Strong, Brave, Confident, Inspired, Spirited
I am all of the above
But I never considered my self a Hindu, despite being born in a Hindu family, practising Hinduism from the time I was born, I never identified my very foundation, my Astitva as a Hindu–As a Hindu woman A Hindu woman, who is brave, strong, confident, inspired, positive and (same word as above). I am proud of my country, I hold my head high with false pride of a Being Indian, of my country’s glorious humanitarian history, of my country’s uniqueness – India never invaded any country, India was invaded by many countries. India, my land, my country, where my breath, my life is flooded by its ubiquitous history. But wait: isn’t India’s glorious past&its peaceful persona, built unshakeably and undeniably on the principles and philosophy of Santana Hindu Dharma? How and when did I separate India from its fabric of Dharma and Dharma from India, I know not.,but I realized that I see India and Hinduism as two independent entities, else, I who was proud of my country should be proud of my Hindu Astitva also. But I was not. I was ashamed of the pantheon of Gods in Hinduism The elaborate rituals seem endlessly insipid But the most significant, I was embarrassed, ashamed, and violently angry with the status of woman in Hinduism Although I had a deep personal relationship with almost every God in Hindu pantheon of Gods, I had a deep personal dislike for the philosophy of my Astitva, where I saw my gender, my sisters being ill-treated, beaten, objectified and discarded. This hurt me. I am a Woman first, Hindu next. This battle in my inner space found no answers through my life and as daughter, student,, Actor, and a friend. My success as an actress only made me susceptible to the brutal reality of gender bias and harassment at a workplace; success doesn’t prevent brutality on a woman.
Success doesn’t give equality.
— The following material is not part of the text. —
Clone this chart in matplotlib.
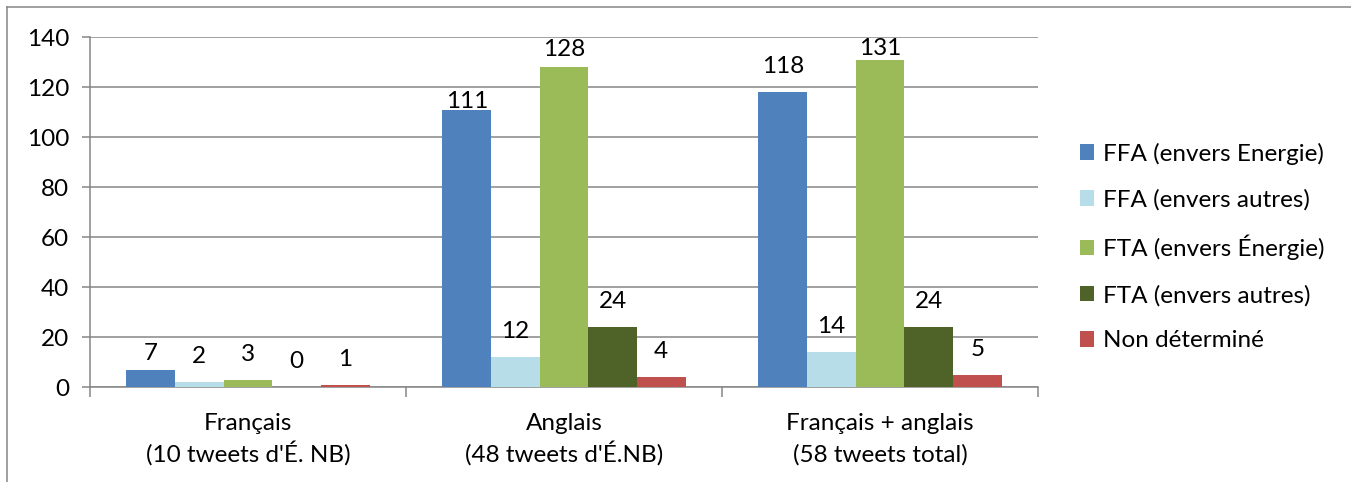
import matplotlib.pyplot as plt
from matplotlib.lines import Line2D
from matplotlib.ticker import FixedLocator
import numpy as np

plt.rcParams['font.family'] = ['Lato', 'DejaVu Sans']

# données
categories = ["Français\n(10 tweets d'É. NB)",
              "Anglais\n(48 tweets d'É.NB)",
              "Français + anglais\n(58 tweets total)"]
series = ['FFA (envers Energie)', 'FFA (envers autres)', 'FTA (envers Énergie)',
          'FTA (envers autres)', 'Non déterminé']
ffa_energie = [7, 111, 118]
ffa_autres = [2, 12, 14]
fta_energie = [3, 128, 131]
fta_autres = [0, 24, 24]
non_determine = [1, 4, 5]
values = [ffa_energie, ffa_autres, fta_energie, fta_autres, non_determine]
colors = ['#4F81BD', '#B7DEE8', '#9BBB59', '#4F6228', '#C0504D']

# écart étiquette / barre (points), quelques étiquettes déplacées comme dans Excel
gap = 13.5
gap_special = {(0, 0): 7, (0, 1): 0.8, (2, 1): 8, (2, 2): 3}

FS = 17.5
fig = plt.figure(figsize=(13.51, 4.82), dpi=100)
ax = fig.add_axes([90 / 1351, 1 - 387 / 482, 948 / 1351, 350 / 482])

n = len(series)
bw = 1 / 6.5
x = np.arange(len(categories))
for i, (name, vals, c) in enumerate(zip(series, values, colors)):
    pos = x + (i - (n - 1) / 2) * bw
    ax.bar(pos, vals, bw, color=c, label=name, zorder=3)
    for j, (p, v) in enumerate(zip(pos, vals)):
        ax.annotate(str(v), (p, v), xytext=(0, gap_special.get((i, j), gap)),
                    textcoords='offset points', ha='center', va='baseline',
                    fontsize=FS, color='black')

ax.set_xlim(-0.5, 2.5)
ax.set_ylim(0, 140)
ax.set_yticks(range(0, 141, 20))
ax.yaxis.grid(True, color='#868686', lw=1.1, zorder=0)
ax.set_axisbelow(True)

# étiquettes de catégories sur deux lignes, interligne fixe
ax.set_xticks(x)
ax.set_xticklabels([])
for xi, cat in zip(x, categories):
    for k, line in enumerate(cat.split('\n')):
        ax.annotate(line, (xi, 0), xycoords=('data', 'axes fraction'),
                    xytext=(0, -31 - 23 * k), textcoords='offset points',
                    ha='center', va='baseline', fontsize=FS)
ax.xaxis.set_minor_locator(FixedLocator([-0.5, 0.5, 1.5, 2.5]))
ax.tick_params(axis='x', which='major', length=0)
ax.tick_params(axis='x', which='minor', length=7, width=1.1, color='#868686')
ax.tick_params(axis='y', length=6, width=1.1, color='#868686', labelsize=FS, pad=9)

for s in ['top', 'right']:
    ax.spines[s].set_visible(False)
for s in ['left', 'bottom']:
    ax.spines[s].set_color('#868686')
    ax.spines[s].set_linewidth(1.1)

leg = fig.legend(loc='center left', bbox_to_anchor=(1058 / 1351, 1 - 247 / 482),
                 frameon=False, fontsize=FS, handlelength=0.6, handleheight=0.6,
                 handletextpad=0.35, labelspacing=1.0)

# cadre du graphique
fig.add_artist(Line2D([7 / 1351, 7 / 1351], [0, 1 - 7 / 482], color='#868686', lw=1.1))
fig.add_artist(Line2D([7 / 1351, 1], [1 - 7 / 482, 1 - 7 / 482], color='#868686', lw=1.1))

fig.savefig('out.png', dpi=100)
In fact, a successful woman unwittingly unleashes the violent, repressed diatribic juvenile behaviour of society in general, not only because she is successful, but also because of the fragile inner image, we evolve- the spiky spider’s web around us to protect ourselves from hurt, betrayal, and loneliness I could not understand if this was how the woman in my country lived her life burdened by the seen and unseen shackles I could not comprehend why in my country, India the land where greatest of greatest personalities walked, Avatars lived and radiated enlightenment, where all Humans were taught that we are not just children of God, but a reflection of God himself.
A woman, I feel I am wearing the cast iron vest of the decades of the dark era where women were hidden away, suppressed and repressed.
Till the secret that was buried away for centuries was revealed to me, by my Guru, His Divine Holiness Paramahamsa Sri Nithyananda Swami “A HINDU WOMAN WAS RESPECTED AND REVERED AS – POWERFUL SACRED WOMAN.”
This made me revisit my suffering opinion
“The humane values, its lifestyle, are what carved my likes and dislikes, my fears and my joy, my celebrations and my sorrow, it transcended beyond all relationships, but are all expressed based on my principles, and values for life It connected me to that Avyaktha component of me that has made me powerful to face life. Religions have the power to create social facts, culture and ethics in humans. It is this foundation that is our soft power, the space that we land in when we take any decision, consequentially building our quality of life Religion is not just a set of books, a series of lectures or places of worship. It goes much beyond all the mundane graph of life.